# SET EXERCISE:
Omit the pictures and print exactly the lines of the listing below, starting at the first and ending at the line containing "return alt.Scale(domain=series, range=colors)".

# DATA EXTRACT:

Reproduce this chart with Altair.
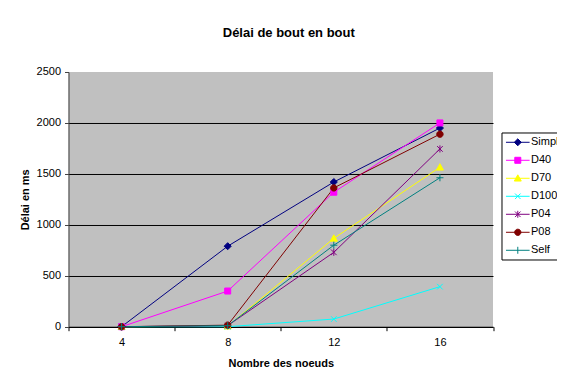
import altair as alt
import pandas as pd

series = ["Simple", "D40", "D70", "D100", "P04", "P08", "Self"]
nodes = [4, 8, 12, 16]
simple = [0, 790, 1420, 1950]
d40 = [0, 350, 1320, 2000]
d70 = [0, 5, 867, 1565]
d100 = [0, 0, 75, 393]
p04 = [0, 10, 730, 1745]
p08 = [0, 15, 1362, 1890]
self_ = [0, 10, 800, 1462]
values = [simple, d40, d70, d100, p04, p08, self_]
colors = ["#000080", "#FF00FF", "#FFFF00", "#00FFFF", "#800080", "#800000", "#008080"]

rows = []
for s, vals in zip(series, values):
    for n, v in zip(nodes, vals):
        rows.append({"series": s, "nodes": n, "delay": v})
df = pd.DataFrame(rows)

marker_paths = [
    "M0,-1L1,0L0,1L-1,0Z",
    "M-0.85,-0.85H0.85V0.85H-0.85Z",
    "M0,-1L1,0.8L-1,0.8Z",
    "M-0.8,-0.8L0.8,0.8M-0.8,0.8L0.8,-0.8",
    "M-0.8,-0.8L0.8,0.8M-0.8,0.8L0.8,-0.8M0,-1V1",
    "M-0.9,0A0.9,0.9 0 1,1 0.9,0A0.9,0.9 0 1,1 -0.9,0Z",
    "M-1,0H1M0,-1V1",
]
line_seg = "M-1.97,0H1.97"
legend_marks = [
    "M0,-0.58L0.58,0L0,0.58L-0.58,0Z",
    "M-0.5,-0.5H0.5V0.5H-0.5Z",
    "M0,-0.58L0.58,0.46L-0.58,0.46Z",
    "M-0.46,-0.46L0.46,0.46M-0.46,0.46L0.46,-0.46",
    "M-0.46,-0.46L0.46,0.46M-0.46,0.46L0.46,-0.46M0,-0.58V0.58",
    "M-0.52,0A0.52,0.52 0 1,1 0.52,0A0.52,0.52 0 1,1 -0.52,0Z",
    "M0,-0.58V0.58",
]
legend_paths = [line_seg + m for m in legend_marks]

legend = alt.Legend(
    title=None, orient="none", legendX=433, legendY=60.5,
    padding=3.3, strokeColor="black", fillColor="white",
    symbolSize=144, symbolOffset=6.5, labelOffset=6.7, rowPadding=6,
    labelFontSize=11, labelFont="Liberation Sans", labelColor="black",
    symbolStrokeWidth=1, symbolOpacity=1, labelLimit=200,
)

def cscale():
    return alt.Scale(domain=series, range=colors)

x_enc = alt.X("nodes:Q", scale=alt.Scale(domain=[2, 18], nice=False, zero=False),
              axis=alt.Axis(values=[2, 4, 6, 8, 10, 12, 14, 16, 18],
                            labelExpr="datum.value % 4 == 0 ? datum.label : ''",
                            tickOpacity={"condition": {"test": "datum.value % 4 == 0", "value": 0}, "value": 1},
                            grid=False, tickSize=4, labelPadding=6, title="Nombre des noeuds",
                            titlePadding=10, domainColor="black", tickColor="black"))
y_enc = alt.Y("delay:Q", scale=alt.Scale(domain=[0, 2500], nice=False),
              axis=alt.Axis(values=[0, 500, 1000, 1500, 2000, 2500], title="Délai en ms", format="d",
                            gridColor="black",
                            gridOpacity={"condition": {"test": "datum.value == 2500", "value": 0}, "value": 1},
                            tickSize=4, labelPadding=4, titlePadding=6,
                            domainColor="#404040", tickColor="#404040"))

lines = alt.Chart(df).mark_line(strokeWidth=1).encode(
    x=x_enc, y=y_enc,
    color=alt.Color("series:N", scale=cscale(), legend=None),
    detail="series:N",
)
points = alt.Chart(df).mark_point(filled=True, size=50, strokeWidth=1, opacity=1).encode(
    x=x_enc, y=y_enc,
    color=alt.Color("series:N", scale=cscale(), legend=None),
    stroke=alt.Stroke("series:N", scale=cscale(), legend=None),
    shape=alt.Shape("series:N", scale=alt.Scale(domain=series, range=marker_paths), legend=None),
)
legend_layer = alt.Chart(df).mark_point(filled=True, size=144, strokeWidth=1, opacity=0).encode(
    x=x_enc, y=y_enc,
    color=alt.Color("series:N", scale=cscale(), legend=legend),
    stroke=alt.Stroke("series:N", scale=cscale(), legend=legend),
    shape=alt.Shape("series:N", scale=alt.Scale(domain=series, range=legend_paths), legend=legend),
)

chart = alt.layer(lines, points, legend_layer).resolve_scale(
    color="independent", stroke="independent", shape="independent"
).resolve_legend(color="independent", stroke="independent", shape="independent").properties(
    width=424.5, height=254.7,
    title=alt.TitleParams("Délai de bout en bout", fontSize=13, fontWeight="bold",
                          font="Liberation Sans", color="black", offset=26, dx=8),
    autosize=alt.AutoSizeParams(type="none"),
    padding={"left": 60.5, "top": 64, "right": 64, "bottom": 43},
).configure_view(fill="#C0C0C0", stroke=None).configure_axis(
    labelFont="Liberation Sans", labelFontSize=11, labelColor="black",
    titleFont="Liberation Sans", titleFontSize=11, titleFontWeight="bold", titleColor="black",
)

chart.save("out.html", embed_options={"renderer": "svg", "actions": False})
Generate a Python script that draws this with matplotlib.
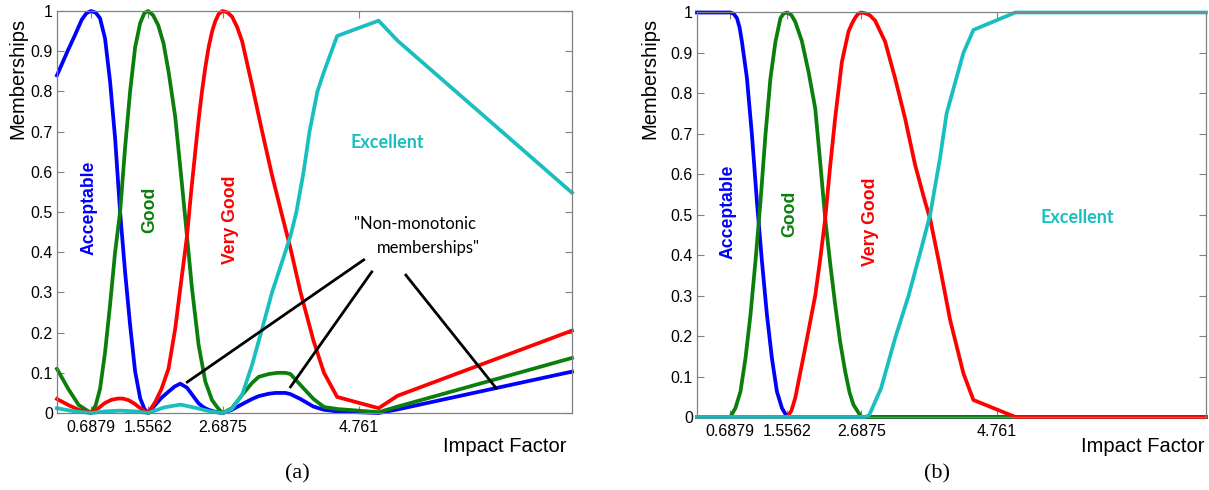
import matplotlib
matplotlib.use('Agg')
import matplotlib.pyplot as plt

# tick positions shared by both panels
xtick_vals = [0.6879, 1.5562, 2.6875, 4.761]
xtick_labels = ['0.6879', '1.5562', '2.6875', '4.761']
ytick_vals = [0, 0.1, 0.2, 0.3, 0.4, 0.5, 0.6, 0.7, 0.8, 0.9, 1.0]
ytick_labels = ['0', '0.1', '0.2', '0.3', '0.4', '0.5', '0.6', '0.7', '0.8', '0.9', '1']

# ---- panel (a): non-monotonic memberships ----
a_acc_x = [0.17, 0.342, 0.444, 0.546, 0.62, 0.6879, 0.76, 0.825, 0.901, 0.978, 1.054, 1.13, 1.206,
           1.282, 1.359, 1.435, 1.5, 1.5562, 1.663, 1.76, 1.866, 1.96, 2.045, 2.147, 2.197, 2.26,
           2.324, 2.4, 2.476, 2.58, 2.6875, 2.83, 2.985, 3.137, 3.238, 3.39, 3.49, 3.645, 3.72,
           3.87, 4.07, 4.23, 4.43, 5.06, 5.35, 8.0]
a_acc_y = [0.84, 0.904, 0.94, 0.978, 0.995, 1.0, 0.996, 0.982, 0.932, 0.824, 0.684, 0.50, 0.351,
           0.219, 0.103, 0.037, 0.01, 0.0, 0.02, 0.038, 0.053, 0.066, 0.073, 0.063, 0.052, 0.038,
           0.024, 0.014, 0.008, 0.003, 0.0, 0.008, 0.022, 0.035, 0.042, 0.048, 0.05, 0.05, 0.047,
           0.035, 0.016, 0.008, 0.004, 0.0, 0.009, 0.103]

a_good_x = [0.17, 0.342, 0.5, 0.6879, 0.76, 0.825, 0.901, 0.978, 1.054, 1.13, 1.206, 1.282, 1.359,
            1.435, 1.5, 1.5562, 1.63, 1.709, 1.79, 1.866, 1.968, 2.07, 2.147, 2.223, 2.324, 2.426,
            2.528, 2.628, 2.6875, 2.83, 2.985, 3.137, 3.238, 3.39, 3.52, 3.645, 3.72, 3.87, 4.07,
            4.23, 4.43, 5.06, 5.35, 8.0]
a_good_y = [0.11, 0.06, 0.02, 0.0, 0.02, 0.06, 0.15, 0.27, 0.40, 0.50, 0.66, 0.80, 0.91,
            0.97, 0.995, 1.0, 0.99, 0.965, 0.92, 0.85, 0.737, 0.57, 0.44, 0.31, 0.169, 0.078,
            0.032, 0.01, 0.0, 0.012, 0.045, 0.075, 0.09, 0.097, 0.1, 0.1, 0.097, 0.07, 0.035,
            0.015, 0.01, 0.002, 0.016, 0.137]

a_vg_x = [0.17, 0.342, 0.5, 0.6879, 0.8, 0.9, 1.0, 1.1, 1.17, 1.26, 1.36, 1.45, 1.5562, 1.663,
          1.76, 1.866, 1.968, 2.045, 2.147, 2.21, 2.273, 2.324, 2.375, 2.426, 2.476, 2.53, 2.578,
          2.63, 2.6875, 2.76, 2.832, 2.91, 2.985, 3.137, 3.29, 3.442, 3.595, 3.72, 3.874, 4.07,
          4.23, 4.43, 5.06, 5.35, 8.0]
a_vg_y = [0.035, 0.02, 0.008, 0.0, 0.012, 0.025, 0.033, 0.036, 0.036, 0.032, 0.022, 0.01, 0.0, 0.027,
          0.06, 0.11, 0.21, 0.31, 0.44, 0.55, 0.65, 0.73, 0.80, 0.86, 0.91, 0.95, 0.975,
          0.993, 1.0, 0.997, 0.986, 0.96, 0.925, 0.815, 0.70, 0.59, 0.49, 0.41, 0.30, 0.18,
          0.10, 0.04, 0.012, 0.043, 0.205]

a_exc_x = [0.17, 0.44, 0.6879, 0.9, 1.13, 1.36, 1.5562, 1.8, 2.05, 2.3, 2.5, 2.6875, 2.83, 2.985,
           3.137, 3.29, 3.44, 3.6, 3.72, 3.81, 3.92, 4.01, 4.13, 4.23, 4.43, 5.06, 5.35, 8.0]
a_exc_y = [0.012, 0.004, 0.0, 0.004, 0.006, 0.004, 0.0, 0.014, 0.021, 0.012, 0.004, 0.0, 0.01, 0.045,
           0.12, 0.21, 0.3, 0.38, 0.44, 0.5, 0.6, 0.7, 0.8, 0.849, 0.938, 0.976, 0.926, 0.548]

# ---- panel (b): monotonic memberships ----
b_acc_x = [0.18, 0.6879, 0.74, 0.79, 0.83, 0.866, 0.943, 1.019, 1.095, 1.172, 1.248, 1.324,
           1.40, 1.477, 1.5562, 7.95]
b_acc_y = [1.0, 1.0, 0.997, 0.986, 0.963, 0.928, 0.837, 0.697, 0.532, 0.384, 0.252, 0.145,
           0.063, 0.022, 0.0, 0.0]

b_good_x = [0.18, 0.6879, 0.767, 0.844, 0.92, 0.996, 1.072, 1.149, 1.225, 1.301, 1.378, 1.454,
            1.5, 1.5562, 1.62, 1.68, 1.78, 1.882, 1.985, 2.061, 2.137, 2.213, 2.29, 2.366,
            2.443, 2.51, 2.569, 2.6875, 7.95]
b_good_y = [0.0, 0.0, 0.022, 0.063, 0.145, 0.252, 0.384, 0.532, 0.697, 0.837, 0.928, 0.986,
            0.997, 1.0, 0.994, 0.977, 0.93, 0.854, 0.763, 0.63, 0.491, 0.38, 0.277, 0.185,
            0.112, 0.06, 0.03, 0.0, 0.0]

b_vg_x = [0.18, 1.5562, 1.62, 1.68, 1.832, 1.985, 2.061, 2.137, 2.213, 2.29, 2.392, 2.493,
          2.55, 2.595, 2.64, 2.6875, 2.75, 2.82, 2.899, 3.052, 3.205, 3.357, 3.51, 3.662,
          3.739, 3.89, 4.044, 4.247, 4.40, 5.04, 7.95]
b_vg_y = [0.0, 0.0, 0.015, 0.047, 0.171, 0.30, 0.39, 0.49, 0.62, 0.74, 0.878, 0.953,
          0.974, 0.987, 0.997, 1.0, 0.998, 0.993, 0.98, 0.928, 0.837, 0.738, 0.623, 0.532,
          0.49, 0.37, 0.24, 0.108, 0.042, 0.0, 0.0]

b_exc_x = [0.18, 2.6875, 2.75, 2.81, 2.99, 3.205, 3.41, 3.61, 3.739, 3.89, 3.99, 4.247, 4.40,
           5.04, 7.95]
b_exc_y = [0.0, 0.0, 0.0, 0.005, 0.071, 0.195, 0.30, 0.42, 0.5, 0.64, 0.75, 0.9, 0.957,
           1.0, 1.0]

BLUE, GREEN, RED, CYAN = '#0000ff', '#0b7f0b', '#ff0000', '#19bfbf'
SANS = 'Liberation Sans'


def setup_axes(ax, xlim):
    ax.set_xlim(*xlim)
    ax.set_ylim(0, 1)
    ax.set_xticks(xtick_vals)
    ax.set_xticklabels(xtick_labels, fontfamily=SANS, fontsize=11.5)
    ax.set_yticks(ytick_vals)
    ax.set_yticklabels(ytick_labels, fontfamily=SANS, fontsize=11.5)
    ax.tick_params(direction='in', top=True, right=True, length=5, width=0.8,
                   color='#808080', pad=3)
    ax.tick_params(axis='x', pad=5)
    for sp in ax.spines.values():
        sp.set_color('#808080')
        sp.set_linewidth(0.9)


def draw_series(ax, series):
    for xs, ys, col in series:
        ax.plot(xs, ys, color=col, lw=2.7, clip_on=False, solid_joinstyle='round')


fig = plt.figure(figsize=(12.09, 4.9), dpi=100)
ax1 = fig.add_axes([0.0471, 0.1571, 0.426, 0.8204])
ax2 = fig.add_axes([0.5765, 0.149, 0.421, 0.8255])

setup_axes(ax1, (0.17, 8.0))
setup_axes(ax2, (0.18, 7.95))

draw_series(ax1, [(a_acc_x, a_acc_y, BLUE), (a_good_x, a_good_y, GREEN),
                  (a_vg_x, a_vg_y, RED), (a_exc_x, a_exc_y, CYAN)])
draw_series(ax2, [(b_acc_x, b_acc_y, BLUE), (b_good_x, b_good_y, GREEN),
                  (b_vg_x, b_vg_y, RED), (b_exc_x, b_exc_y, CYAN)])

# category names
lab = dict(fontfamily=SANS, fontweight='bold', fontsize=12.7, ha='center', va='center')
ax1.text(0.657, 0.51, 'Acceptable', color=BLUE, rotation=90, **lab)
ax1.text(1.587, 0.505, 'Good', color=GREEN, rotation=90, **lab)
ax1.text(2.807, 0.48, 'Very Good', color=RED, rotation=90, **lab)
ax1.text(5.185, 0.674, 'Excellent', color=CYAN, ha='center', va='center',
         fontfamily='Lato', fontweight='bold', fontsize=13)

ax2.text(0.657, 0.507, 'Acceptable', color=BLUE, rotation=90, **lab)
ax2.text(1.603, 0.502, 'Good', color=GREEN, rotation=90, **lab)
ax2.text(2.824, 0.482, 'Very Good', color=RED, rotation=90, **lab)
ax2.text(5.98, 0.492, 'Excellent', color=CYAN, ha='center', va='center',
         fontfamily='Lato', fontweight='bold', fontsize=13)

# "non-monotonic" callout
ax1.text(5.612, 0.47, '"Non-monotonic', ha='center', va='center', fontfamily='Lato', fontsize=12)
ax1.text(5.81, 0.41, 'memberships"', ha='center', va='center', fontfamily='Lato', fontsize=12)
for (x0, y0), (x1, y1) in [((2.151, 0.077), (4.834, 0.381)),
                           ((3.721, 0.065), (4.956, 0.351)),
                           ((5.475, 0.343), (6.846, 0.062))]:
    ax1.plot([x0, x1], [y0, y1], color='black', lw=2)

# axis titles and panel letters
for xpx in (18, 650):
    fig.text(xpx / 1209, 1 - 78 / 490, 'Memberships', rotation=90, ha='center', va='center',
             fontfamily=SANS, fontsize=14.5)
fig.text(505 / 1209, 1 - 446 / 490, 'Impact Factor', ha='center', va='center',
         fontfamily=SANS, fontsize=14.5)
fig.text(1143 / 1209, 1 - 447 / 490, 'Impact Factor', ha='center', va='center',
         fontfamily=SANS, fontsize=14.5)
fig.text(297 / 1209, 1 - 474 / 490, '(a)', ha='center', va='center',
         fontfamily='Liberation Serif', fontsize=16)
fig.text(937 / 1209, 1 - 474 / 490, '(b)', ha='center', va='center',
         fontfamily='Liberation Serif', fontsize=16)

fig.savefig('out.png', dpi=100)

# SOLUTION BELOW:
Reproduce this chart with Altair.
import altair as alt
import pandas as pd

series = ["Simple", "D40", "D70", "D100", "P04", "P08", "Self"]
nodes = [4, 8, 12, 16]
simple = [0, 790, 1420, 1950]
d40 = [0, 350, 1320, 2000]
d70 = [0, 5, 867, 1565]
d100 = [0, 0, 75, 393]
p04 = [0, 10, 730, 1745]
p08 = [0, 15, 1362, 1890]
self_ = [0, 10, 800, 1462]
values = [simple, d40, d70, d100, p04, p08, self_]
colors = ["#000080", "#FF00FF", "#FFFF00", "#00FFFF", "#800080", "#800000", "#008080"]

rows = []
for s, vals in zip(series, values):
    for n, v in zip(nodes, vals):
        rows.append({"series": s, "nodes": n, "delay": v})
df = pd.DataFrame(rows)

marker_paths = [
    "M0,-1L1,0L0,1L-1,0Z",
    "M-0.85,-0.85H0.85V0.85H-0.85Z",
    "M0,-1L1,0.8L-1,0.8Z",
    "M-0.8,-0.8L0.8,0.8M-0.8,0.8L0.8,-0.8",
    "M-0.8,-0.8L0.8,0.8M-0.8,0.8L0.8,-0.8M0,-1V1",
    "M-0.9,0A0.9,0.9 0 1,1 0.9,0A0.9,0.9 0 1,1 -0.9,0Z",
    "M-1,0H1M0,-1V1",
]
line_seg = "M-1.97,0H1.97"
legend_marks = [
    "M0,-0.58L0.58,0L0,0.58L-0.58,0Z",
    "M-0.5,-0.5H0.5V0.5H-0.5Z",
    "M0,-0.58L0.58,0.46L-0.58,0.46Z",
    "M-0.46,-0.46L0.46,0.46M-0.46,0.46L0.46,-0.46",
    "M-0.46,-0.46L0.46,0.46M-0.46,0.46L0.46,-0.46M0,-0.58V0.58",
    "M-0.52,0A0.52,0.52 0 1,1 0.52,0A0.52,0.52 0 1,1 -0.52,0Z",
    "M0,-0.58V0.58",
]
legend_paths = [line_seg + m for m in legend_marks]

legend = alt.Legend(
    title=None, orient="none", legendX=433, legendY=60.5,
    padding=3.3, strokeColor="black", fillColor="white",
    symbolSize=144, symbolOffset=6.5, labelOffset=6.7, rowPadding=6,
    labelFontSize=11, labelFont="Liberation Sans", labelColor="black",
    symbolStrokeWidth=1, symbolOpacity=1, labelLimit=200,
)

def cscale():
    return alt.Scale(domain=series, range=colors)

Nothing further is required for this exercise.